Phil Klein peered into the woods from his deer stand in north-central Minnesota, hunting near his father, when he heard the sound of a doe bleating nearby.
“I knew it was my dad’’ trying to attract a buck by mimicking a doe, he said.
“Five minutes later, this deer comes crashing out of the swamp, about 50 or 60 yards away,’’ Klein said. “At first I thought it was a doe, then I noticed it had antlers. But it looked really odd. I counted 8 points, so I shot.’’
Klein, 29, of Champlin, and his dad, Jeff, 57, of Rogers, were in for a surprise.
“My dad came over to help me find it, and he got to the deer first. All I could hear him yell was ‘velvet!’ ”
The 8-point deer’s antlers were covered in velvet, which should have been long gone by November. “It was in full velvet, 100 percent perfect.’’
Then Klein field-dressed the deer and noticed something else odd: “It didn’t have any male genitalia.’’
His 8-point buck was actually an 8-point doe.
“It really didn’t dawn on me for a while,’’ Klein said. “Then at lunch I told my dad, ‘That thing’s a doe.’ He thought I was crazy.’’
But the pair checked the gut pile for evidence they might have missed, and concluded the deer with male headgear was indeed a female. About 10 family members hunt in his group, and they were astounded.
“My grandpa and his brother have been hunting this land for 40-plus years, and this is the first time we’ve seen anything like this,’’ Klein said. He took some ribbing from his group. “You get a lot of grief for shooting a deer like this,’’ he said.
It could be jealousy. The odds of bagging such a deer are astronomical.
“They’re not common at all,’’ said Lou Cornicelli, Department of Natural Resources wildlife research manager. “It’s an anomaly. We shoot one every couple of years.’’
Last year, hunters killed about 90,000 does, and there were no reports any of them had antlers, Cornicelli said. In 2011, hunters killed about 107,000 does, and just one was reported to have antlers. “There might be one or two killed that we don’t hear about, or that hunters don’t even know it’s not a doe,’’ he said.
The cause is an overproduction of testosterone. Whitetails of both sexes produce testosterone, but if a doe produces too much, antlers can result — sometimes small, but sometimes big.
“Someone shot an 11-point or 14-point doe a few years ago,’’ Cornicelli said. And those rare does may have antlers one year but not the next, he said. Most antlered does lack enough testosterone to lose the velvet on their antlers, he said. Spotting or shooting a doe with a hardened, velvet-free rack would be even more unusual, Cornicelli said.
Antlered does still generally have female reproductive organs, he said. Though rare, he said the DNR isn’t interested in examining or studying the carcass of such deer.

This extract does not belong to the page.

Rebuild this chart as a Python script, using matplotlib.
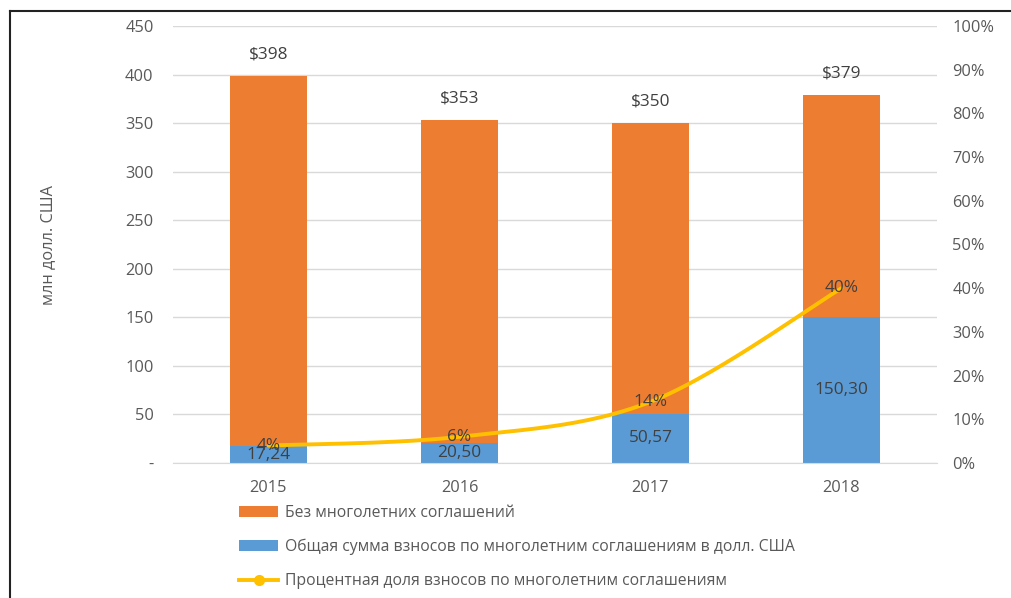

“From an anomaly perspective it’s interesting, from a biological perspective, it happens,’’ Cornicelli said. “It’s just too much testosterone.’’
Meanwhile, Klein is deciding whether to have his unusual trophy mounted. “Everyone wants me to,’’ he said.
“I would,’’ said Cornicelli, an avid deer hunter. Because the antlers aren’t fully developed, he said a taxidermist typically has to inject a preservative into them to maintain the velvet.
Antlered does aren’t the only oddities roaming the woods. Albino (white) deer completely lack the pigment melanin. Piebald (two-toned) deer are mottled white and brown.
“We see very few of those,’’ Cornicelli said.